Records to process —
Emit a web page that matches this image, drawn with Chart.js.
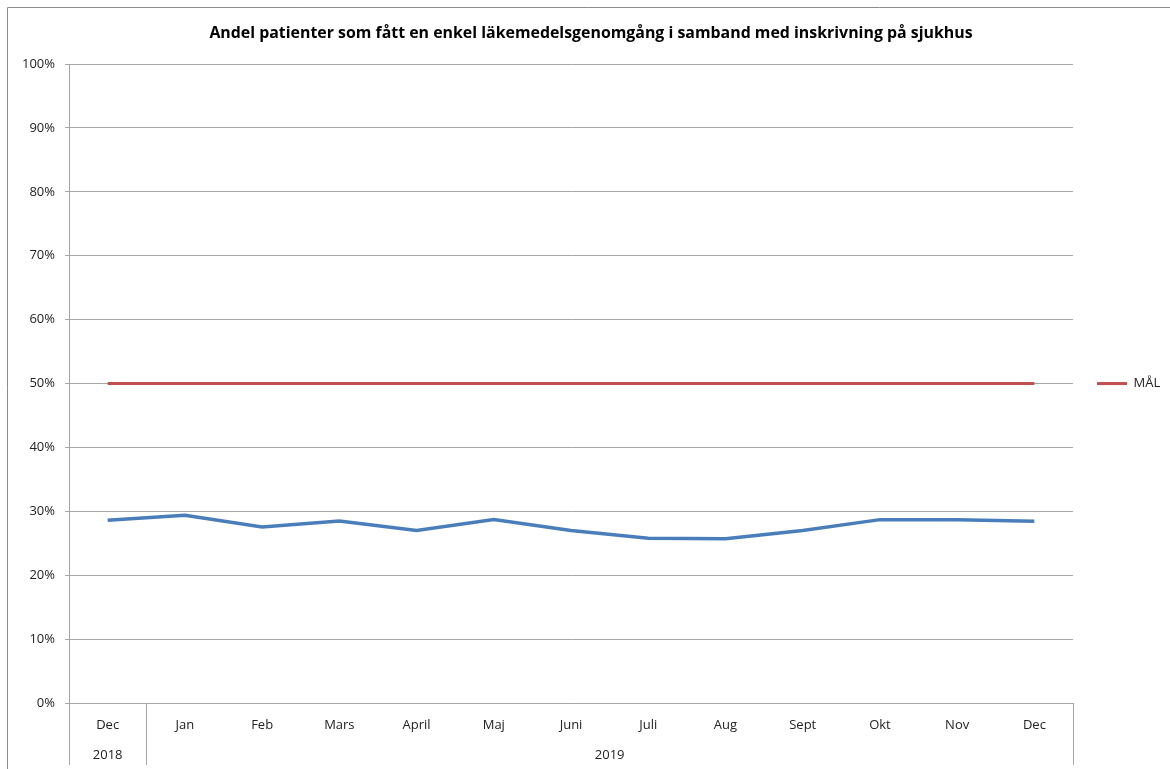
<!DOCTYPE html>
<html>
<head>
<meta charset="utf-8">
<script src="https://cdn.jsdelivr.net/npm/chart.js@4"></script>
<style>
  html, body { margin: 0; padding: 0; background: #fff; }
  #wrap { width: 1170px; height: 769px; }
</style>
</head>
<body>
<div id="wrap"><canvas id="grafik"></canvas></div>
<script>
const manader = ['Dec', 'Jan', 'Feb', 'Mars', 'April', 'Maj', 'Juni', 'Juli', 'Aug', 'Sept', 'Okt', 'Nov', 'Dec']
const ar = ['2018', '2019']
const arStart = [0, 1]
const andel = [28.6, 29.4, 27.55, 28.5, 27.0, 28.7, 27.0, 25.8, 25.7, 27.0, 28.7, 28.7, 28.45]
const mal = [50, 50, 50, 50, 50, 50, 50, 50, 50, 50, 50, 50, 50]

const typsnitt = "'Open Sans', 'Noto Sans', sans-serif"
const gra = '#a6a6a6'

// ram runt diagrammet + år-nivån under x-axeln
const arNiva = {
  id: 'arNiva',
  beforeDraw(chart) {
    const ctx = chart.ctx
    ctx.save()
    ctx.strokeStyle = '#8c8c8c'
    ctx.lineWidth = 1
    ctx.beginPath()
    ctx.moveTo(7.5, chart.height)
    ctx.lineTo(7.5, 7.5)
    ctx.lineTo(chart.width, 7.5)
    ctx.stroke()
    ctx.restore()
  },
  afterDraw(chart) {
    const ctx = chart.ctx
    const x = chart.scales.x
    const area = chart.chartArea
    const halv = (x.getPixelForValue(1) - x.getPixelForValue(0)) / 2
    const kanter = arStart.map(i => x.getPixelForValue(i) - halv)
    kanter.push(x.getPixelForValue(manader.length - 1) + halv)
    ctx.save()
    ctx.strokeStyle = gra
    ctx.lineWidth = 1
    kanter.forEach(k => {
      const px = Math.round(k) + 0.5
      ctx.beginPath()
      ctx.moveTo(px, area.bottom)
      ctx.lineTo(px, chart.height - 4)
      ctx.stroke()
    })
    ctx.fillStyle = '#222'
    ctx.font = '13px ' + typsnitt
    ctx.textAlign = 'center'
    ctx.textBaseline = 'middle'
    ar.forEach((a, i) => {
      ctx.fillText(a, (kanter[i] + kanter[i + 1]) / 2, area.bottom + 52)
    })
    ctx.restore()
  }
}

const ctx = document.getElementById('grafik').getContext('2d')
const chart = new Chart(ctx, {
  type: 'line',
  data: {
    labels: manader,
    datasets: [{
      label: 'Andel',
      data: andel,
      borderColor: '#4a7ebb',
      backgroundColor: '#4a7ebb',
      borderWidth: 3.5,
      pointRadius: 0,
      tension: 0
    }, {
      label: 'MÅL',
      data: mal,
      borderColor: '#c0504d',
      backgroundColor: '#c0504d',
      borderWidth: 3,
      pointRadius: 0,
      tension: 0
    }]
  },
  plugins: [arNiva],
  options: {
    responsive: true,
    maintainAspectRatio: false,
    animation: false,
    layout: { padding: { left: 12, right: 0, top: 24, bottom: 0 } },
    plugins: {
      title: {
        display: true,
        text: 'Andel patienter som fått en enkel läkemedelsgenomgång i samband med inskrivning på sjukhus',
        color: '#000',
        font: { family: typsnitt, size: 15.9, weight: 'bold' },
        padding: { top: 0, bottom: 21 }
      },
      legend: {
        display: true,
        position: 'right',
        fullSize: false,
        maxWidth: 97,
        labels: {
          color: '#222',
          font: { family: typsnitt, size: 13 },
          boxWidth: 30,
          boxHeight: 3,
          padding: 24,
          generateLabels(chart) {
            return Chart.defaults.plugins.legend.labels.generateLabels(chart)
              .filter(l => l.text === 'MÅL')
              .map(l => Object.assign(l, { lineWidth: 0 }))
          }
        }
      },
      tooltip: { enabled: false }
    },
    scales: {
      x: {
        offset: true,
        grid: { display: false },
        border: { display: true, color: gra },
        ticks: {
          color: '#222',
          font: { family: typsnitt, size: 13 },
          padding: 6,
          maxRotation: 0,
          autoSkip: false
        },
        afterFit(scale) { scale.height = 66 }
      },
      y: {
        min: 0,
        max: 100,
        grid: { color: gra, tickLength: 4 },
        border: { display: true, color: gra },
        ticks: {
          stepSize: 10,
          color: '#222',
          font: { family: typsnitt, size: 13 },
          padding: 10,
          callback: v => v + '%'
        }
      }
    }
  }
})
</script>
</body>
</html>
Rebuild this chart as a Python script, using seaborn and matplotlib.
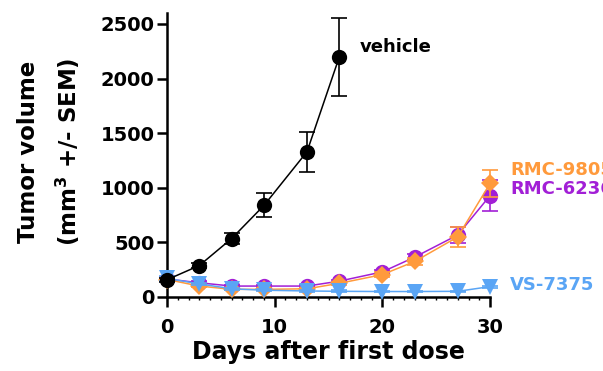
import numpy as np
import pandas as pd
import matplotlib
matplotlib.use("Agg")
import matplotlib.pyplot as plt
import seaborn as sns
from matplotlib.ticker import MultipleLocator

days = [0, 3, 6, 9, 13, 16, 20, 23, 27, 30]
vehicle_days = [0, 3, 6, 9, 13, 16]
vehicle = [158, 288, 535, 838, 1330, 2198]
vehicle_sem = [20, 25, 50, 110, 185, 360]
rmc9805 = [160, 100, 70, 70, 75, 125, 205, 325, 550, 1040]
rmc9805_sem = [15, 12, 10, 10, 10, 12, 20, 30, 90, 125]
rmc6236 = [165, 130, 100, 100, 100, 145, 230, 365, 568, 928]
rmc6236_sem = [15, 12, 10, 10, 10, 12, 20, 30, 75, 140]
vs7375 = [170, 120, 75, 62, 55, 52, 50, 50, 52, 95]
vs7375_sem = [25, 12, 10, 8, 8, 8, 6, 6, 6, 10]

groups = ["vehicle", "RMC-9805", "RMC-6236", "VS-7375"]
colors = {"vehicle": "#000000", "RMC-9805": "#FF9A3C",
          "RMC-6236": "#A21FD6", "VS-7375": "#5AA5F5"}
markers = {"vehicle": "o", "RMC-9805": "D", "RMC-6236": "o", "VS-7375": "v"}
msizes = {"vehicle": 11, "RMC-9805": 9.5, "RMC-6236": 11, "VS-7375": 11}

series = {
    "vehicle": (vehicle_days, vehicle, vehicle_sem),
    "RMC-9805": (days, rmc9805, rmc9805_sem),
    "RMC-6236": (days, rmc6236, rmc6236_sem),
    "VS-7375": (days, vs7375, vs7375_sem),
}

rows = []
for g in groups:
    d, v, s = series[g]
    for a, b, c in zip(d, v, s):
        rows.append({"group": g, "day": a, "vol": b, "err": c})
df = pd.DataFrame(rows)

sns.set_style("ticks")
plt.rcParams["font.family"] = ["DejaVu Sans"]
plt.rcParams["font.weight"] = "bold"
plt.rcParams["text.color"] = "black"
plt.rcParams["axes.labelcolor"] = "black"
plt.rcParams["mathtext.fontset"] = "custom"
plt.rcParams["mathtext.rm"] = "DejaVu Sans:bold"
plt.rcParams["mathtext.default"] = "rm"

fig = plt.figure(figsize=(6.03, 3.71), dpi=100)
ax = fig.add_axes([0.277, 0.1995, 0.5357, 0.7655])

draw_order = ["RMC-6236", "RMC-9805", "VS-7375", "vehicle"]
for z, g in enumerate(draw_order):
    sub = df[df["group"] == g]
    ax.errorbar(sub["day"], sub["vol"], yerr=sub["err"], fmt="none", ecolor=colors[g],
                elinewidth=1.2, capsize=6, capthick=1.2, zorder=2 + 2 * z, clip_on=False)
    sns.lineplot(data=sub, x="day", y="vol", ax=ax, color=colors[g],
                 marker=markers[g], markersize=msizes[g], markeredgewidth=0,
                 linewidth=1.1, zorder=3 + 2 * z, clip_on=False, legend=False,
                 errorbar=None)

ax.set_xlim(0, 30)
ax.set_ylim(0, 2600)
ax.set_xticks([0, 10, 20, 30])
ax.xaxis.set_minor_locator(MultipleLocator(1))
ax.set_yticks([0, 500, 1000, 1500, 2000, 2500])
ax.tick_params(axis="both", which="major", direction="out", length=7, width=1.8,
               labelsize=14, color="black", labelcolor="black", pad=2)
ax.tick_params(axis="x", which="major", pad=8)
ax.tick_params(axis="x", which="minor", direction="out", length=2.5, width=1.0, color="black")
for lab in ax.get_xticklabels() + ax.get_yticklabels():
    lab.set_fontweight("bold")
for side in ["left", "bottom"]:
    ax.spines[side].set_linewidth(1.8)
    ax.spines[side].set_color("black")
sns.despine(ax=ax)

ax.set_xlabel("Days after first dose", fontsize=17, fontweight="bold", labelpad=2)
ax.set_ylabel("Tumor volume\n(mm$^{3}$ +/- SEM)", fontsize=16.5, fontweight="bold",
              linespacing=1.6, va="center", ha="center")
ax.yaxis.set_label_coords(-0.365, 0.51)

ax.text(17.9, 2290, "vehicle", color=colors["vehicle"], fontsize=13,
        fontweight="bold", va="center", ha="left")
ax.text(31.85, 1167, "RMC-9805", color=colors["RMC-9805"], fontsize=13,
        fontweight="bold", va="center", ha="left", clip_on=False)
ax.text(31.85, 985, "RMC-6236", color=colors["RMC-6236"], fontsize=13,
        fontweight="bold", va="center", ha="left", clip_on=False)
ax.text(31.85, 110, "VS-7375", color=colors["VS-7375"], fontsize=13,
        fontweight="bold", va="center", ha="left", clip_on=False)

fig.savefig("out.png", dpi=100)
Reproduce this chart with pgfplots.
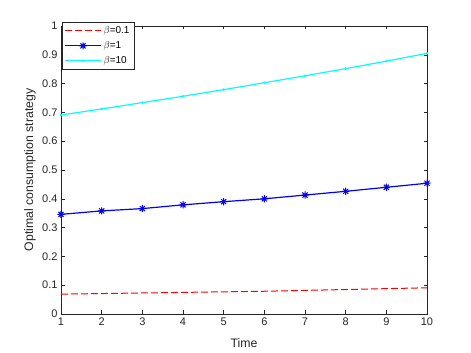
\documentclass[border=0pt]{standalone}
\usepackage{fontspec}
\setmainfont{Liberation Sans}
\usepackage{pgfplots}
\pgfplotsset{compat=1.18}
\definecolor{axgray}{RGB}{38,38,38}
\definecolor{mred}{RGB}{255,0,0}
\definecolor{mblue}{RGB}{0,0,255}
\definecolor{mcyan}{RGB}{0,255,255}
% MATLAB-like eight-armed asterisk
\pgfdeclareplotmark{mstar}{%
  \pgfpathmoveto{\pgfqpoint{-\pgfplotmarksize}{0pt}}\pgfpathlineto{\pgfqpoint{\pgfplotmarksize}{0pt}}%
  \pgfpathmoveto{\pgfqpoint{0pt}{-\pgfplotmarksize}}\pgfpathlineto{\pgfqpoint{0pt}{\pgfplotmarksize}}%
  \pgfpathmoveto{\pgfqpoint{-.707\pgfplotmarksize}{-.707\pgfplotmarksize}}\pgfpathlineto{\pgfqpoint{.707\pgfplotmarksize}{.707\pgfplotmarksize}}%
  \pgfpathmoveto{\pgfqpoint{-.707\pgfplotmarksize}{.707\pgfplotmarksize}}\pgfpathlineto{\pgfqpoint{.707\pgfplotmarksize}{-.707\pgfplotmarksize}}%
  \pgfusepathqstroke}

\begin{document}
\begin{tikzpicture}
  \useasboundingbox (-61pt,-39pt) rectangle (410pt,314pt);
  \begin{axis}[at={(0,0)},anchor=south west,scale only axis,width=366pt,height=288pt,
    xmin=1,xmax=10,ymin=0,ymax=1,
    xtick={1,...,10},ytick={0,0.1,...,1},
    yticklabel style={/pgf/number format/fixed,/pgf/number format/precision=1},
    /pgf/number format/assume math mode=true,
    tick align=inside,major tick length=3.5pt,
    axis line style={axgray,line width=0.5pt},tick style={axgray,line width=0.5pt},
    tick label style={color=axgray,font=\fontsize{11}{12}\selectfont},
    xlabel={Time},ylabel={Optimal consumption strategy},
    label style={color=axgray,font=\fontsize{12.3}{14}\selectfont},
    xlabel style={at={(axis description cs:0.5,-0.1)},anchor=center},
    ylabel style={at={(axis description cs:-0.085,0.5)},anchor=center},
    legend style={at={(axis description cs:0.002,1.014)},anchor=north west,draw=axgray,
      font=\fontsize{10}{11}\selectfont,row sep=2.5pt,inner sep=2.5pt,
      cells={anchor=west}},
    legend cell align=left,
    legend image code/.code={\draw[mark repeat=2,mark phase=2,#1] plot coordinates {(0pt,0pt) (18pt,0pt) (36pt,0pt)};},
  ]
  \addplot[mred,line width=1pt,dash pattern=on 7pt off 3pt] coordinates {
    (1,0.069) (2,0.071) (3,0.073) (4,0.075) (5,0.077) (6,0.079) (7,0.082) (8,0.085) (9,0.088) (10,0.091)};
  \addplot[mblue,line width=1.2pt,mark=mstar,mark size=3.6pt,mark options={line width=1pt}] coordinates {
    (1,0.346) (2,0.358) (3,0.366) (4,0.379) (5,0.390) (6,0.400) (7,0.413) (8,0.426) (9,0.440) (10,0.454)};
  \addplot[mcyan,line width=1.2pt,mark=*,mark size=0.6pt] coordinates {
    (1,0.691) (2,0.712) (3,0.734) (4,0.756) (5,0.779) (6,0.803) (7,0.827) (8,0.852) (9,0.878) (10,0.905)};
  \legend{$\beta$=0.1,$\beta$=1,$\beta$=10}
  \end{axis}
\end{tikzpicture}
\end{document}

What is being asked — Both the first line of the records above and the line containing "const gra = '#a6a6a6'" belong in the copy; please return them and every line between, exactly, minus the pictures.

Result —
Emit a web page that matches this image, drawn with Chart.js.
<!DOCTYPE html>
<html>
<head>
<meta charset="utf-8">
<script src="https://cdn.jsdelivr.net/npm/chart.js@4"></script>
<style>
  html, body { margin: 0; padding: 0; background: #fff; }
  #wrap { width: 1170px; height: 769px; }
</style>
</head>
<body>
<div id="wrap"><canvas id="grafik"></canvas></div>
<script>
const manader = ['Dec', 'Jan', 'Feb', 'Mars', 'April', 'Maj', 'Juni', 'Juli', 'Aug', 'Sept', 'Okt', 'Nov', 'Dec']
const ar = ['2018', '2019']
const arStart = [0, 1]
const andel = [28.6, 29.4, 27.55, 28.5, 27.0, 28.7, 27.0, 25.8, 25.7, 27.0, 28.7, 28.7, 28.45]
const mal = [50, 50, 50, 50, 50, 50, 50, 50, 50, 50, 50, 50, 50]

const typsnitt = "'Open Sans', 'Noto Sans', sans-serif"
const gra = '#a6a6a6'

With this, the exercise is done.